I do not celebrate St. Patrick’s Day beyond wearing green. I don’t dye the water in our toilet green and tell my kids a leprechaun peed in it. My Elf on the Shelf just sits wherever I remember at 11 PM to put him (or 5 AM). He doesn’t party with Barbie and Ken. I rarely, like for birthdays only, cut lunch sandwiches with a cookie cutter. I have never made pancakes into shapes. I don’t have daily craft time. I don’t do flash cards (which is my husband’s measurement of awesome mom). I won’t home school. (Shudder)
I don’t beat them. I don’t deprive them of food (they even have snacks half an hour before dinner!). I don’t deny them sleep. I don’t lock them in confined, dark spaces for hours on end. I have never allowed anyone else to do any of those things.
I lose my patience and temper. I give lots of hugs. I yell. I kiss tummies. I turn the tv on when I need quiet time. I play Candy Land, Memory and Princess Cupcake Tea Party whenever asked (within reason). I drive miles so James can go to school with his best friend and Ellie can do gymnastics.
Am I a good mom? Like everyone else, I am doing the best I can. I wish I never lost my patience and that we all made Christmas ornaments for our family and friends together. That is just not realistic. That’s not me and that’s not them. If I were a better mom, maybe they would be better kids. But, they are mostly fun and I think I am mostly fun. Sometimes they are naughty and sometimes I am angry.

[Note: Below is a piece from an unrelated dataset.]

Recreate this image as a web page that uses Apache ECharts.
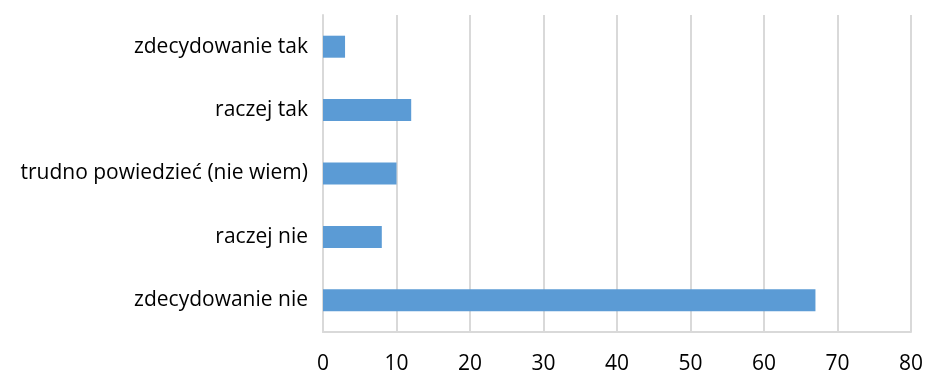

How do we know if it’s enough? My measure is if my children are happy, positively contributing members of society. Of course, I won’t know if I’ve succeeded for years. That’s probably for the best. I am not ready to know yet. If James ends up a drug addict, unable to deal with reality; Ellie is a car thief looking for thrills and not caring about the innocent victims of her crimes; and Katie is a stripper trying to get attention from all the wrong places then I’ll know I’ve failed. Maybe I’ll shoot for two out of three.